We parallelize this version without using task constructs. We enclose the do-while loop in an OpenMP parallel region and allow all threads to enqueue and dequeue intervals. We synchronize accesses to the queue with OpenMP critical sections.
Note that the termination condition for the while loop (an empty queue) is not sufficient in the parallel version, as the queue might be empty, but another thread may subsequently enqueue new intervals. The do-while loop in the parallel version terminates only when the queue is empty and there are no intervals currently being processed.
solver3.c
This code parallelizes the sequential code in the serial folder (called solver2.c), which uses a LIFO (last-in-first-out) queue.
The difference between this version and the parallelized solver2.c version in the top folder is that instead of using OpenMP critical sections, we use OpenMP lock routines to synchronize accesses to the queue.
In this section, we discuss how to compile the Adaptive Quadrature application on the Cirrus HPC system.
3.1 Load relevant modules first:
If using GNU 10.2 compiler, type in command line:
module load gcc/10.2.0
If using Intel 20.4 compiler, type in command line:
module load intel-20.4/compilers
3.2 To compile the code:
(1) Build all the executables. Type in command line:
make
To compile any specific solver version instead (e.g., Solver 1), type in command line:
make solver1
By default, the Makefile is configured to compile the code using the GNU compiler. To compile using the Intel compiler instead, open the Makefile in any supported code editor (e.g., Vim), and comment the GNU compiler options and remove the comments from the Intel compiler options.
In this section, we discuss how to run the code on both the frontend (i.e., login) and backend (i.e., compute) nodes of Cirrus.
4.1 To run the code on the login node:
(1) Set the number of threads (e.g., 4 threads) you want to use in the OMP_NUM_THREADS environment variable:
export OMP_NUM_THREADS=4
(2) Run the specific executable (e.g., Solver 1):
./solver1
4.2 To run the code on the backend node:
(1) For running the specific executable (e.g., Solver1), type in command line:
sbatch solver1.slurm
This command will send the solver executable to the Slurm job scheduler, where the code will be run as soon as resources are available. The command will return a <job_id>. When the code is run, the output will be printed to a file titled slurm-<job_id>.out.

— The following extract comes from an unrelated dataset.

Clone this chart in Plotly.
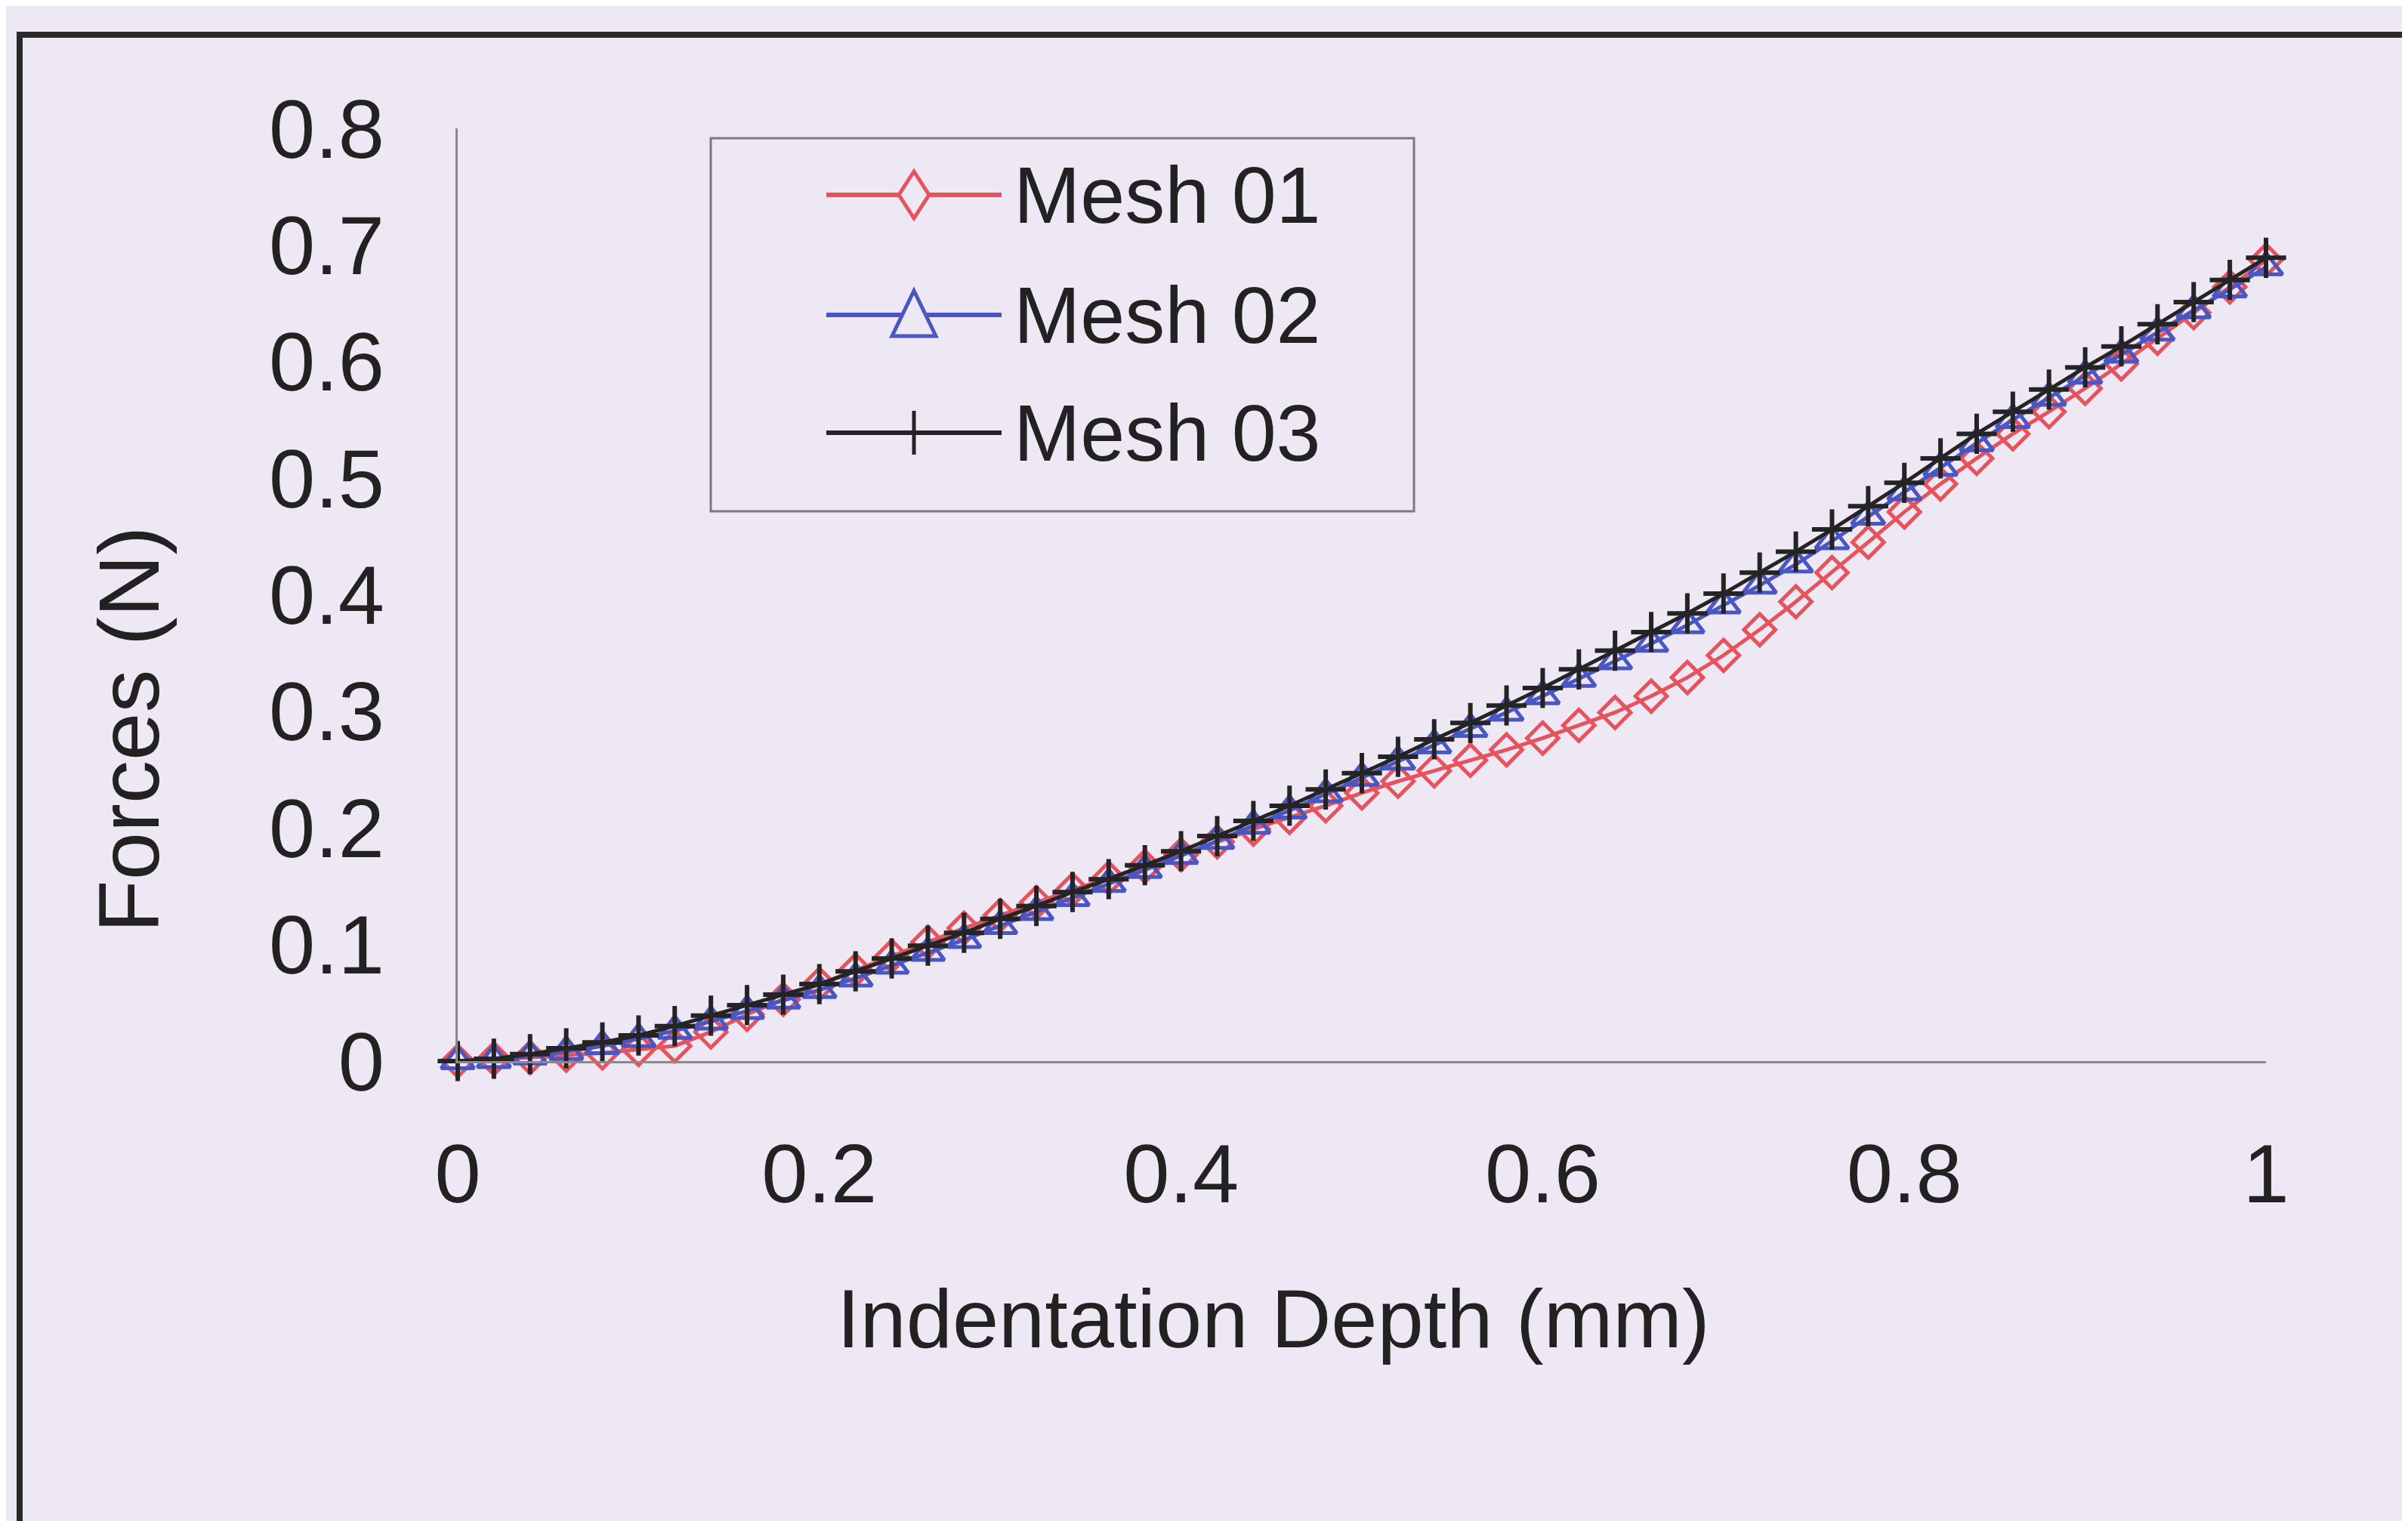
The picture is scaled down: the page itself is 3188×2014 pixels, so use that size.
import plotly.graph_objects as go

# ---------------- data ----------------
depth = [0.00, 0.02, 0.04, 0.06, 0.08, 0.10, 0.12, 0.14, 0.16, 0.18,
         0.20, 0.22, 0.24, 0.26, 0.28, 0.30, 0.32, 0.34, 0.36, 0.38,
         0.40, 0.42, 0.44, 0.46, 0.48, 0.50, 0.52, 0.54, 0.56, 0.58,
         0.60, 0.62, 0.64, 0.66, 0.68, 0.70, 0.72, 0.74, 0.76, 0.78,
         0.80, 0.82, 0.84, 0.86, 0.88, 0.90, 0.92, 0.94, 0.96, 0.98, 1.00]

mesh01 = [0.000, 0.002, 0.003, 0.005, 0.007, 0.010, 0.013, 0.025, 0.040, 0.053,
          0.066, 0.078, 0.090, 0.102, 0.114, 0.125, 0.136, 0.147, 0.157, 0.167,
          0.177, 0.188, 0.199, 0.209, 0.219, 0.230, 0.240, 0.249, 0.258, 0.267,
          0.277, 0.288, 0.299, 0.313, 0.329, 0.348, 0.370, 0.394, 0.419, 0.445,
          0.471, 0.495, 0.517, 0.538, 0.557, 0.577, 0.598, 0.620, 0.642, 0.664, 0.687]

mesh02 = [0.000, 0.001, 0.004, 0.008, 0.013, 0.019, 0.026, 0.034, 0.043, 0.052,
          0.061, 0.071, 0.082, 0.093, 0.104, 0.116, 0.128, 0.140, 0.152, 0.164,
          0.176, 0.189, 0.202, 0.215, 0.229, 0.243, 0.257, 0.271, 0.285, 0.299,
          0.313, 0.328, 0.343, 0.358, 0.374, 0.391, 0.408, 0.426, 0.446, 0.467,
          0.488, 0.509, 0.530, 0.550, 0.569, 0.588, 0.606, 0.625, 0.644, 0.662, 0.681]

mesh03 = [0.000, 0.002, 0.006, 0.011, 0.016, 0.022, 0.030, 0.039, 0.048, 0.057,
          0.066, 0.077, 0.088, 0.099, 0.110, 0.122, 0.133, 0.145, 0.156, 0.168,
          0.180, 0.193, 0.206, 0.219, 0.233, 0.247, 0.261, 0.276, 0.290, 0.305,
          0.320, 0.336, 0.352, 0.368, 0.384, 0.401, 0.419, 0.437, 0.456, 0.476,
          0.496, 0.517, 0.538, 0.557, 0.576, 0.595, 0.613, 0.632, 0.651, 0.670, 0.689]

series_names = ["Mesh 01", "Mesh 02", "Mesh 03"]
x_ticks = [0, 0.2, 0.4, 0.6, 0.8, 1]
x_tick_labels = ["0", "0.2", "0.4", "0.6", "0.8", "1"]
y_ticks = [0, 0.1, 0.2, 0.3, 0.4, 0.5, 0.6, 0.7, 0.8]
y_tick_labels = ["0", "0.1", "0.2", "0.3", "0.4", "0.5", "0.6", "0.7", "0.8"]
x_title = "Indentation Depth (mm)"
y_title = "Forces (N)"

# ---------------- styles ----------------
W, H = 3188, 2014
DX, DY = -6, -8          # global fine offset
L, R, T, B = 598, 196, 162 + 0, 617
BG = "#EEE7F4"
FONT = "Liberation Sans, Arial, sans-serif"
TXT = "#222222"
RED = "#E5535C"
BLUE = "#4A56C2"
BLACK = "#242424"
AXIS = "#8a8a8a"

pw, ph = W - L - R, H - T - B


def px_x(px):
    return (px + DX - L) / pw


def px_y(py):
    return (H - B - (py + DY)) / ph


fig = go.Figure()
fig.add_trace(go.Scatter(
    x=depth, y=mesh01, name=series_names[0], mode="lines+markers",
    line=dict(color=RED, width=5),
    marker=dict(symbol="diamond-open", size=32, color=RED, line=dict(width=5, color=RED)),
    cliponaxis=False, showlegend=False))
fig.add_trace(go.Scatter(
    x=depth, y=mesh02, name=series_names[1], mode="lines+markers",
    line=dict(color=BLUE, width=5),
    marker=dict(symbol="triangle-up-open", size=38, color=BLUE, line=dict(width=5, color=BLUE)),
    cliponaxis=False, showlegend=False))
fig.add_trace(go.Scatter(
    x=depth, y=mesh03, name=series_names[2], mode="lines+markers",
    line=dict(color=BLACK, width=5),
    marker=dict(symbol="cross-thin-open", size=38, color=BLACK, line=dict(width=6, color=BLACK)),
    cliponaxis=False, showlegend=False))

shapes = []
# outer frame of the figure
shapes.append(dict(type="rect", xref="paper", yref="paper",
                   x0=px_x(24), x1=px_x(3260), y0=px_y(2030), y1=px_y(46),
                   line=dict(color="#2a2a2a", width=8), layer="below"))

# manual legend
leg_box = (939, 183, 1870, 677)
shapes.append(dict(type="rect", xref="paper", yref="paper",
                   x0=px_x(leg_box[0]), x1=px_x(leg_box[2]),
                   y0=px_y(leg_box[3]), y1=px_y(leg_box[1]),
                   line=dict(color="#7a7a7a", width=3), fillcolor=BG, layer="above"))
rows = [258, 417, 573]
colors = [RED, BLUE, BLACK]
key_paths = [
    "M -20,0 L 0,31 L 20,0 L 0,-31 Z",
    "M -29,-28 L 29,-28 L 0,32 Z",
    "M 0,-29 L 0,29",
]
annotations = []
for name, row, col, path in zip(series_names, rows, colors, key_paths):
    shapes.append(dict(type="line", xref="paper", yref="paper",
                       x0=px_x(1092), x1=px_x(1324), y0=px_y(row), y1=px_y(row),
                       line=dict(color=col, width=6), layer="above"))
    shapes.append(dict(type="path", xref="paper", yref="paper",
                       xsizemode="pixel", ysizemode="pixel",
                       xanchor=px_x(1208), yanchor=px_y(row),
                       path=path, line=dict(color=col, width=5),
                       fillcolor=BG if col != BLACK else None, layer="above"))
    annotations.append(dict(xref="paper", yref="paper", x=px_x(1338), y=px_y(row),
                            xanchor="left", yanchor="middle", showarrow=False,
                            text=name, font=dict(family=FONT, size=106, color=TXT)))

annotations.append(dict(xref="paper", yref="paper", x=px_x(1684), y=px_y(1745),
                        xanchor="center", yanchor="middle", showarrow=False,
                        text=x_title, font=dict(family=FONT, size=110, color=TXT)))
annotations.append(dict(xref="paper", yref="paper", x=px_x(168), y=px_y(966),
                        xanchor="center", yanchor="middle", showarrow=False, textangle=-90,
                        text=y_title, font=dict(family=FONT, size=114, color=TXT)))

fig.update_layout(
    width=W, height=H,
    margin=dict(l=L, r=R, t=T, b=B, pad=0),
    paper_bgcolor=BG, plot_bgcolor=BG,
    shapes=shapes, annotations=annotations,
    showlegend=False,
    xaxis=dict(range=[0, 1], autorange=False, tickvals=x_ticks, ticktext=x_tick_labels,
               showgrid=False, zeroline=False, showline=True, linecolor=AXIS, linewidth=3,
               ticks="", ticklabelstandoff=52,
               tickfont=dict(family=FONT, size=110, color=TXT)),
    yaxis=dict(range=[0, 0.8], autorange=False, tickvals=y_ticks, ticktext=y_tick_labels,
               showgrid=False, zeroline=False, showline=True, linecolor=AXIS, linewidth=3,
               ticks="", ticklabelstandoff=72,
               tickfont=dict(family=FONT, size=110, color=TXT)),
)

fig.write_html("out.html")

By default, the slurm batch scripts are configured to load GNU 10.2 compiler on the backend node of Cirrus. To use Intel 20.4 compiler, open the batch script in any supported code editor (e.g., Vim), and comment the module load gcc/10.2.0
command, and remove the comment from the module load intel-20.4/compilers
command.
By default, the batch scripts are set to use a number of threads (i.e., 1, 2, 4, 6, 8, 12, 16, 24, 32), and run each thread configuration 3 times in a for loop. You can change this setting with your desired number of threads and the number of times you want to run each configuration.
4.3 Additional information
We have included the results (i.e., slurm output files) from our experiments in the folder called miscellaneous. Also, the folder includes an Excel file (called coursework2_data.xlsx) that includes the timing data of the experiments and speedup graphs. The timing data is mapped to the slurm output file ID to reference for any future studies.
For more information on running codes on the Cirrus HPC system, please visit this page.
We provide a report associated with this repository where we discuss the general algorithm, the parallel implementations of the algorithm, the hardware and software environments where we test the implementations for correctness and performance, the performance analysis of the implementations, and the conclusions of the study.